Rue Porte de la Monnaie

Ca y est… non pas la rive droite, pas encore, Excel n’est pas d’humeur. Par contre une rue connue, oui. Hasard du tirage au sort, c’est vers la rue Porte de la Monnaie que nous nous dirigeons en ce soir de juillet, faisant fi de l’orage qui menace.

Une rue qui, nous pouvons le dire sans même le vérifier, figure dans tous les guides de Bordeaux. La rue Porte de la Monnaie c’est en effet l’empire de Jean-Pierre Xiradakis. Pour nos lecteurs non-Bordelais « Xira », comme on le surnomme, est un croisement entre Maïté et Jean-Luc Petitrenaud. Parti de rien, le chef a installé sa gouaille et son premier restaurant en 1968 dans ce quartier à l’époque désœuvré, voire franchement cradingue… Avec le succès ce sont maintenant 6 adresses estampillées « Xira » qui ponctuent cette petite rue et offrent plusieurs menus à tous les prix, une épicerie, des chambres d’hôtes… La plus ancienne reste la plus connue et la plus chic : La Tupina, une table qui a accueilli trois Présidents de la République et qui fut citée parmi les meilleurs restaurants du monde par le Herald Tribune et le Times.

Xira, c’est donc une success story à l’américaine, version lamproie à la bordelaise. On aime ou on n’aime pas (d’aucuns l’accusent de « phagocytage » et de pratiquer des prix bien trop élevés), mais peu de monde est indifférent.

La maison mère de la rue gourmande

La maison mère de la rue gourmande

L’équipe de Bordeaux 2066 a d’ailleurs cherché à interviewer Xira, mais malheureusement il était déjà parti en vacances… pas de chance. Un des serveurs prend quand même le temps de nous livrer quelques anecdotes : on retiendra notamment que de nos Présidents ce fut un certain Nicolas S. qui eut le moins bon coup de fourchette… la faute paraît-il à une conquête amoureuse italienne qui avait décidé de le mettre au régime.

Pas de chance Jean-Pierre n'était ni là ni en face

Pas de chance Jean-Pierre n’était ni là ni en face

Jean-Pierre Xiradakis n’habite pas la rue, mais il contribue néanmoins grandement à son animation : outre les taxis qui déversent la clientèle la plus fortunée directement sur sa terrasse, notre homme fort du pâté de tête et du pâté de maisons fait venir régulièrement des bandas, organise des dégustations de produits locaux, ou encore le seul et l’unique « tue cochon » urbain de toute la France.

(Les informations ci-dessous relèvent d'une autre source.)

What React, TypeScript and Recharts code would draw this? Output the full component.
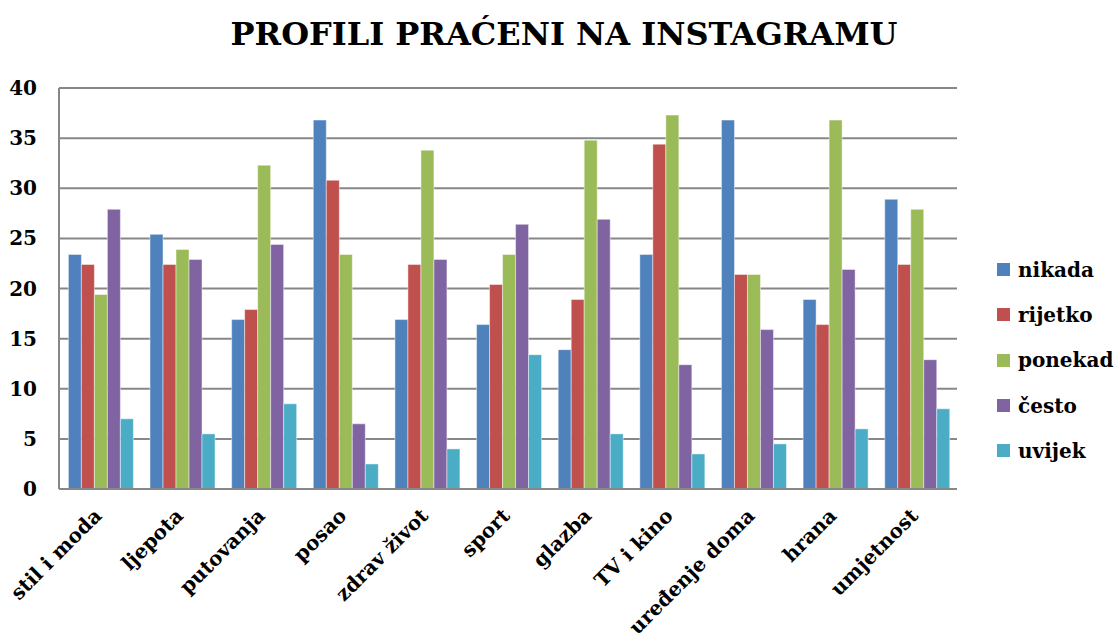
import React from 'react';
import { BarChart, Bar, XAxis, YAxis, CartesianGrid, Legend } from 'recharts';

// Profili praćeni na Instagramu — grouped bars, Excel-like palette.

const categories = [
  'stil i moda',
  'ljepota',
  'putovanja',
  'posao',
  'zdrav život',
  'sport',
  'glazba',
  'TV i kino',
  'uređenje doma',
  'hrana',
  'umjetnost',
];

const nikada = [23.4, 25.4, 16.9, 36.8, 16.9, 16.4, 13.9, 23.4, 36.8, 18.9, 28.9];
const rijetko = [22.4, 22.4, 17.9, 30.8, 22.4, 20.4, 18.9, 34.4, 21.4, 16.4, 22.4];
const ponekad = [19.4, 23.9, 32.3, 23.4, 33.8, 23.4, 34.8, 37.3, 21.4, 36.8, 27.9];
const cesto = [27.9, 22.9, 24.4, 6.5, 22.9, 26.4, 26.9, 12.4, 15.9, 21.9, 12.9];
const uvijek = [7.0, 5.5, 8.5, 2.5, 4.0, 13.4, 5.5, 3.5, 4.5, 6.0, 8.0];

const yTicks = [0, 5, 10, 15, 20, 25, 30, 35, 40];

const series = [
  { key: 'nikada', values: nikada, color: '#4F81BD' },
  { key: 'rijetko', values: rijetko, color: '#C0504D' },
  { key: 'ponekad', values: ponekad, color: '#9BBB59' },
  { key: 'često', values: cesto, color: '#8064A2' },
  { key: 'uvijek', values: uvijek, color: '#4BACC6' },
];

const data = categories.map((c, i) => {
  const row: Record<string, string | number> = { name: c };
  series.forEach((s) => {
    row[s.key] = s.values[i];
  });
  return row;
});

// the only serif face that resolves here
const FONT = '"DejaVu Serif", serif';
const GRID = '#878787';

const XTick = (props: any) => {
  const { x, y, payload } = props;
  return (
    <g transform={`translate(${x + 3},${y + 20})`}>
      <text
        transform="rotate(-45)"
        textAnchor="end"
        style={{ fontFamily: FONT, fontWeight: 'bold', fontSize: 20 }}
        fill="#000000"
      >
        {payload.value}
      </text>
    </g>
  );
};

const YTick = (props: any) => {
  const { x, y, payload } = props;
  return (
    <text
      x={x}
      y={y}
      dy={7}
      textAnchor="end"
      style={{ fontFamily: FONT, fontWeight: 'bold', fontSize: 20 }}
      fill="#000000"
    >
      {payload.value}
    </text>
  );
};

const LegendBox = () => (
  <div style={{ fontFamily: FONT, fontWeight: 'bold', fontSize: 20, color: '#000' }}>
    {series.map((s) => (
      <div key={s.key} style={{ display: 'flex', alignItems: 'center', height: 45.3 }}>
        <span
          style={{
            display: 'inline-block',
            width: 13,
            height: 13,
            background: s.color,
            marginRight: 8,
          }}
        />
        <span>{s.key}</span>
      </div>
    ))}
  </div>
);

export default function App() {
  return (
    <div
      style={{
        position: 'relative',
        width: 1118,
        height: 640,
        background: '#fff',
        fontFamily: FONT,
      }}
    >
      <style>{'body{margin:0}'}</style>
      <div
        style={{
          position: 'absolute',
          top: 15,
          left: 0,
          width: 1128,
          textAlign: 'center',
          fontFamily: FONT,
          fontWeight: 'bold',
          fontSize: 32,
          color: '#000',
          zIndex: 2,
        }}
      >
        PROFILI PRAĆENI NA INSTAGRAMU
      </div>
      <BarChart
        width={1118}
        height={640}
        data={data}
        margin={{ top: 88, right: 31, left: 9, bottom: 11 }}
        barGap={0}
        barCategoryGap="11.5%"
      >
        <CartesianGrid vertical={false} stroke={GRID} strokeWidth={2} />
        <XAxis
          dataKey="name"
          height={140}
          interval={0}
          tickLine={false}
          axisLine={{ stroke: GRID, strokeWidth: 2 }}
          tick={<XTick />}
        />
        <YAxis
          width={50}
          domain={[0, 40]}
          ticks={yTicks}
          tickLine={false}
          tickMargin={16}
          axisLine={{ stroke: GRID, strokeWidth: 2 }}
          tick={<YTick />}
        />
        <Legend
          layout="vertical"
          align="right"
          verticalAlign="top"
          content={<LegendBox />}
          wrapperStyle={{ position: 'absolute', left: 997, top: 247, width: 130 }}
        />
        {series.map((s) => (
          <Bar
            key={s.key}
            dataKey={s.key}
            fill={s.color}
            stroke="#ffffff"
            strokeOpacity={0.45}
            strokeWidth={1}
            isAnimationActive={false}
          />
        ))}
      </BarChart>
    </div>
  );
}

L’occasion selon P., une habitante de la rue, de « côtoyer la crème du cours de l’Intendance qui vient s’encanailler à St Michel, le regard haut et un ballon de rouge à la main ».   La rue Porte de la Monnaie, enclave à fric en plein quartier encore populaire, est un peu un OVNI sociologique.

Le menu "ouvrier"

Le menu « ouvrier »

On est ici dans le Bordeaux de carte postale, propret et aux belles façades blondes, alors que les rues adjacentes bourgeonnent encore souvent d’immeubles noircis et parfois plus ou moins abandonnés.

Effet Xira surement, mais effet Tourny également. La rue a été élargie en 1752 par l’intendant, qui voulait aérer ce quartier besogneux et tortueux, pour lui « offrir » un meilleur accès au port. Comme pour la différencier des autres et signaler son importance, une porte (la Porte de la Monnaie pour ceux qui ne suivraient pas) fait la transition vers le quai.

Outre les touristes et les fins gourmets, circulent également dans la rue les fêtards de retour des boîtes de nuit du Quai de Paludate, qui offrent à l’aube aux habitants du secteur « drames amoureux et free fight sur fond de vomi », comme le dit joliment P.

En remerciement de ce précieux témoignage, et comme on sait que les lecteurs de Bordeaux 2066 sont féconds, nous vous invitons à découvrir l’univers de Lapinovitch, création originale de P. et donc de la rue Porte de la Monnaie.

C’est autour d’une bière au Bar-Cave de la Monnaie (3,30€ le demi, comme quoi on peut y manger pour pas cher, mais pour boire ça n’est pas tout à fait ça) que nous terminons notre visite.

La lecture de notre bible historique nous apprend que la rue fut il y a quelques siècles libertine, accueillant les filles de joie sous l’occupation anglaise. Plus grand-chose une fois la perfide albion boutée hors de Gascogne, jusqu’à ce que notre cher intendant Tourny vienne mettre son grain de sel, puis que Xira vienne mettre son grain de poivre, et fassent de cette belle rue ce qu’elle est aujourd’hui.

Luxure, gourmandise, peut-être un chouïa d’orgueil… c’est tout cela la grande rue de la Monnoye.